First, install the Reddit dependencies as shown here.

pip install "unstructured-ingest[reddit]"

You must provide:

  • A client ID and a client secret to authenticate yourself. Learn how to get them here.
  • user-agent: user agent request header to use when calling Reddit API
  • subreddit-name: The name of a subreddit, without the “r\”, e.g. “machinelearning”

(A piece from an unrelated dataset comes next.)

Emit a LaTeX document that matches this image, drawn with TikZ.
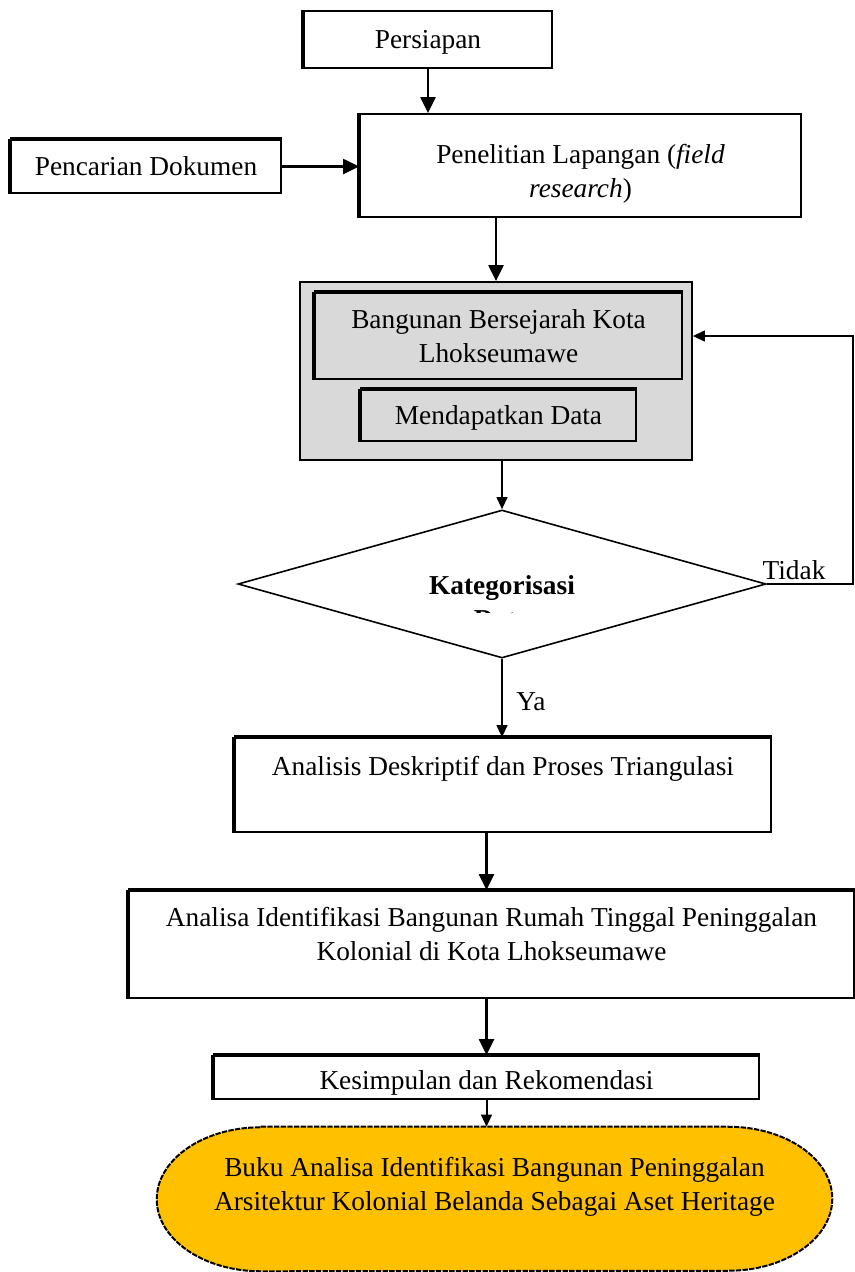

Optionally you can choose to specify:

  • search-query: If set, return posts using this query. Otherwise, use hot posts.
  • num-posts: If set, limits the number of posts to pull in.
#!/usr/bin/env bash

unstructured-ingest \
  reddit \
    --subreddit-name machinelearning \
    --client-id $REDDIT_CLIENT_ID \
    --client-secret $REDDIT_CLIENT_SECRET \
    --user-agent "Unstructured Ingest Subreddit fetcher by \u\..." \
    --search-query "Unstructured" \
    --num-posts 10 \
    --output-dir $LOCAL_FILE_OUTPUT_DIR \
    --num-processes 2 \
    --verbose \
    --strategy hi_res

For a full list of the options the Unstructured Ingest CLI accepts check unstructured-ingest reddit --help.